Tentang pekerjaan: beberapa waktu yang lalu, datang tawaran pekerjaan dari yayasan yang memberiku beasiswa. Mahasiswa yang pernah menerima beasiswa tersebut (alumni yayasan, begitulah aku disebut, padahal belum lulus, hehe) mendapat kesempatan untuk melamar, dengan modal CV saja (karena mereka sudah pegang data base nilai kami waktu kuliah). Waktu itu aku gak bilang apa-apa ke ortu. Nah, ternyata ada panggilan untuk test. barulah aku minta izin ke bapak dan ibu. Bapak? hmmm, oke-oke saja, tapi Ibu? menentang habis-habisan. Gak tega katanya, coz penempatannya pasti di luar Jawa (antara Riau atau Jambi), di tengah hutan atau kebun sawit pula. Disarankan juga oleh ibuku, jangan ikut test-nya, karena ibu pasti tidak mengizinkan. Kalopun diterima, aku hanya akan mengurangi hak orang lain untuk ikut test selanjutnya, bisa saja orang lain itu benar-benar membutuhkan pekerjaan, bukan seperti aku yang sekedar coba-coba. Kecewa. Saat itu ya kecewa. Ibu minta aku kerja di dekat-dekat rumah, sebaliknya aku gak pengen dekat-dekat rumah. Hmm, dengan pertimbangan ini-itu yang kusampaikan, akhirnya ibuku minta syarat 1 saja "pegawai negeri sipil a.k.a PNS". Boleh di luar kota, gak harus dekat-dekat rumah. Woooowwww, amazing. Padahal biasanya ibuku 'keukeuh". Tu kan, kuncinya cuma komunikasi...
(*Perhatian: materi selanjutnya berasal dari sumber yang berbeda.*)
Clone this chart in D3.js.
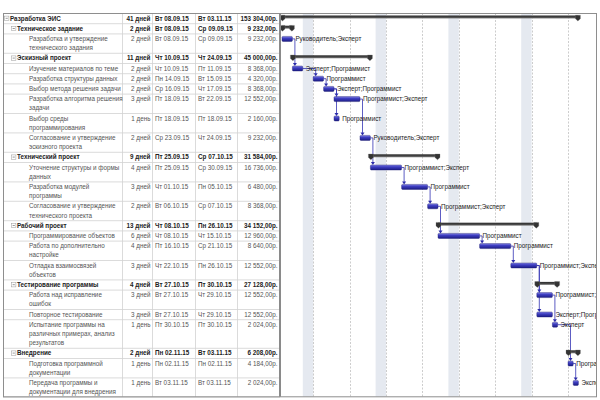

Tentang Jodoh: lain kali saja, aku sedang malas membahasnya (hahaha).

Closing statement: 
Apapun yang orang tua sampaikan pada kita, pada intinya mereka hanya ingin yang terbaik buat kita (anaknya). Salah-benar, itu hanya soal penyampaiannya. Perintah mereka, keinginan mereka, sebenarnya bukan harga mati buat kita. Jika yang mereka inginkan, tidak membuat kita merasa bahagia, mereka pasti akan mengalah demi kebahagiaan kita. Aku, perempuan. Saudara-saudaraku, juga perempuan. Kelak, jika kami dimiliki oleh seseorang, bakti kami yang utama akan jatuh pada suami. Orang tua kami pun menyadari itu. Itulah sebabnya, mengapa mereka overprotective kepadaku (karena aku yang paling dewasa, dan kemungkinan paling cepat meninggalkan mereka). Mungkin di hati mereka, belum siap untuk melihatku menjadi dewasa, apalagi melepaskanku untuk bersama dengan orang lain. Mungkin, mereka hanya khawatir, orang lain belum bisa mengusahakan seperti mereka telah bersusah payah memberikan yang terbaik untuk kita. Maka dari itu, sebelum pernikahan itu tiba, janjiku adalah ingin membahagiakan orang tua. *jadi berkaca-kaca.